AIM:
Repeat each line exactly as it is written.

* Begin SOURCE MATERIAL *

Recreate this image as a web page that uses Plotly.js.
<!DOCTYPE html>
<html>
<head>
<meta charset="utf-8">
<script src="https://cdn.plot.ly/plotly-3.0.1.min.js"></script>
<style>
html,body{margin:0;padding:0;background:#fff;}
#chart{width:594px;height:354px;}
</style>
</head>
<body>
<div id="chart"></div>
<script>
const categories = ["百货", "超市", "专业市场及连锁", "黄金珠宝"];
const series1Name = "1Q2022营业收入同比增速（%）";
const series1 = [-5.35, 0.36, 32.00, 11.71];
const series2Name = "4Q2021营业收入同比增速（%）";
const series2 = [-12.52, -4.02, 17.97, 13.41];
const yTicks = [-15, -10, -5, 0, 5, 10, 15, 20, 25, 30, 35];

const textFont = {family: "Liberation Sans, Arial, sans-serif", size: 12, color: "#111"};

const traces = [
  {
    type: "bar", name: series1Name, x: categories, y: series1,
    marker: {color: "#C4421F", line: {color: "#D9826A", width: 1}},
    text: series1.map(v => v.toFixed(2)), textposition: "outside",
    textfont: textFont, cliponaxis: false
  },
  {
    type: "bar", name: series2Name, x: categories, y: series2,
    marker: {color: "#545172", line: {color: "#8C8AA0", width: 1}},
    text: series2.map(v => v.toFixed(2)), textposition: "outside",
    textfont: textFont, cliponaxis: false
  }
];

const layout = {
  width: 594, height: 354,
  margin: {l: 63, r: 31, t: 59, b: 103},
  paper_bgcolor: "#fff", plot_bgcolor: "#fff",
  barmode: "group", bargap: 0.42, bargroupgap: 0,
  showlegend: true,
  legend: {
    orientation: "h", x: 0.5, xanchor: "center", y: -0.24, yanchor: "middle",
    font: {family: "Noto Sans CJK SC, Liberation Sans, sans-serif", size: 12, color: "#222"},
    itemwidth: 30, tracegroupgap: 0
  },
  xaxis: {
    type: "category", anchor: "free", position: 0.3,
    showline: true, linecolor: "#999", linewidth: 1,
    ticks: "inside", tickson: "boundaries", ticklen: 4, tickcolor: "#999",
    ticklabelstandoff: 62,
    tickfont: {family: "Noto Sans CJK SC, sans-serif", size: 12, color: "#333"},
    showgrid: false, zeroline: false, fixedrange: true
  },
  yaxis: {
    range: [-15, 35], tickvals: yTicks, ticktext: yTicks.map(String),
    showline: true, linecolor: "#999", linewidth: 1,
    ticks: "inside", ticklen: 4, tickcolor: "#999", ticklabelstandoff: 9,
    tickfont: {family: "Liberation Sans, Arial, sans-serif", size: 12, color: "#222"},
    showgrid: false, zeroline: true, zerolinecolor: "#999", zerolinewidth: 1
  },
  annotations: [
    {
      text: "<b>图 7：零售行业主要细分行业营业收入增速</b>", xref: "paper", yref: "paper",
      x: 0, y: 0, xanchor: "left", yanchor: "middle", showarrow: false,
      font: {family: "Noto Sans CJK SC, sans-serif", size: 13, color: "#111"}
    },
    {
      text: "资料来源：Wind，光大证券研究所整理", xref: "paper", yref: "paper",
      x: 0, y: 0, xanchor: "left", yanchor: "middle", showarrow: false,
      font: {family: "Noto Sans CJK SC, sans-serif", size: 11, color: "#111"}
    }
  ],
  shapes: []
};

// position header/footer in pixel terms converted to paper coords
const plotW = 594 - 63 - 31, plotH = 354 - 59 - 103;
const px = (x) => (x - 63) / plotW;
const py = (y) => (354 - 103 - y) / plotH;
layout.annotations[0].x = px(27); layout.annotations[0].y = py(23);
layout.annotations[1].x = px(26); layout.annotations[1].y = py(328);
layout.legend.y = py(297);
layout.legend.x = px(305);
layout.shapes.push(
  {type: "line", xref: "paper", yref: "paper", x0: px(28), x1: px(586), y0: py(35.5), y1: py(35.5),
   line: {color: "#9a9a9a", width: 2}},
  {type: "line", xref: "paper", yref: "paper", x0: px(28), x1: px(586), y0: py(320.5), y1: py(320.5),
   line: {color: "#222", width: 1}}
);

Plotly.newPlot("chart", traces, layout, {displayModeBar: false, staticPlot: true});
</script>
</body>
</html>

* End SOURCE MATERIAL *

COMPLETE RESPONSE:
Recreate this image as a web page that uses Plotly.js.
<!DOCTYPE html>
<html>
<head>
<meta charset="utf-8">
<script src="https://cdn.plot.ly/plotly-3.0.1.min.js"></script>
<style>
html,body{margin:0;padding:0;background:#fff;}
#chart{width:594px;height:354px;}
</style>
</head>
<body>
<div id="chart"></div>
<script>
const categories = ["百货", "超市", "专业市场及连锁", "黄金珠宝"];
const series1Name = "1Q2022营业收入同比增速（%）";
const series1 = [-5.35, 0.36, 32.00, 11.71];
const series2Name = "4Q2021营业收入同比增速（%）";
const series2 = [-12.52, -4.02, 17.97, 13.41];
const yTicks = [-15, -10, -5, 0, 5, 10, 15, 20, 25, 30, 35];

const textFont = {family: "Liberation Sans, Arial, sans-serif", size: 12, color: "#111"};

const traces = [
  {
    type: "bar", name: series1Name, x: categories, y: series1,
    marker: {color: "#C4421F", line: {color: "#D9826A", width: 1}},
    text: series1.map(v => v.toFixed(2)), textposition: "outside",
    textfont: textFont, cliponaxis: false
  },
  {
    type: "bar", name: series2Name, x: categories, y: series2,
    marker: {color: "#545172", line: {color: "#8C8AA0", width: 1}},
    text: series2.map(v => v.toFixed(2)), textposition: "outside",
    textfont: textFont, cliponaxis: false
  }
];

const layout = {
  width: 594, height: 354,
  margin: {l: 63, r: 31, t: 59, b: 103},
  paper_bgcolor: "#fff", plot_bgcolor: "#fff",
  barmode: "group", bargap: 0.42, bargroupgap: 0,
  showlegend: true,
  legend: {
    orientation: "h", x: 0.5, xanchor: "center", y: -0.24, yanchor: "middle",
    font: {family: "Noto Sans CJK SC, Liberation Sans, sans-serif", size: 12, color: "#222"},
    itemwidth: 30, tracegroupgap: 0
  },
  xaxis: {
    type: "category", anchor: "free", position: 0.3,
    showline: true, linecolor: "#999", linewidth: 1,
    ticks: "inside", tickson: "boundaries", ticklen: 4, tickcolor: "#999",
    ticklabelstandoff: 62,
    tickfont: {family: "Noto Sans CJK SC, sans-serif", size: 12, color: "#333"},
    showgrid: false, zeroline: false, fixedrange: true
  },
  yaxis: {
    range: [-15, 35], tickvals: yTicks, ticktext: yTicks.map(String),
    showline: true, linecolor: "#999", linewidth: 1,
    ticks: "inside", ticklen: 4, tickcolor: "#999", ticklabelstandoff: 9,
    tickfont: {family: "Liberation Sans, Arial, sans-serif", size: 12, color: "#222"},
    showgrid: false, zeroline: true, zerolinecolor: "#999", zerolinewidth: 1
  },
  annotations: [
    {
      text: "<b>图 7：零售行业主要细分行业营业收入增速</b>", xref: "paper", yref: "paper",
      x: 0, y: 0, xanchor: "left", yanchor: "middle", showarrow: false,
      font: {family: "Noto Sans CJK SC, sans-serif", size: 13, color: "#111"}
    },
    {
      text: "资料来源：Wind，光大证券研究所整理", xref: "paper", yref: "paper",
      x: 0, y: 0, xanchor: "left", yanchor: "middle", showarrow: false,
      font: {family: "Noto Sans CJK SC, sans-serif", size: 11, color: "#111"}
    }
  ],
  shapes: []
};

// position header/footer in pixel terms converted to paper coords
const plotW = 594 - 63 - 31, plotH = 354 - 59 - 103;
const px = (x) => (x - 63) / plotW;
const py = (y) => (354 - 103 - y) / plotH;
layout.annotations[0].x = px(27); layout.annotations[0].y = py(23);
layout.annotations[1].x = px(26); layout.annotations[1].y = py(328);
layout.legend.y = py(297);
layout.legend.x = px(305);
layout.shapes.push(
  {type: "line", xref: "paper", yref: "paper", x0: px(28), x1: px(586), y0: py(35.5), y1: py(35.5),
   line: {color: "#9a9a9a", width: 2}},
  {type: "line", xref: "paper", yref: "paper", x0: px(28), x1: px(586), y0: py(320.5), y1: py(320.5),
   line: {color: "#222", width: 1}}
);

Plotly.newPlot("chart", traces, layout, {displayModeBar: false, staticPlot: true});
</script>
</body>
</html>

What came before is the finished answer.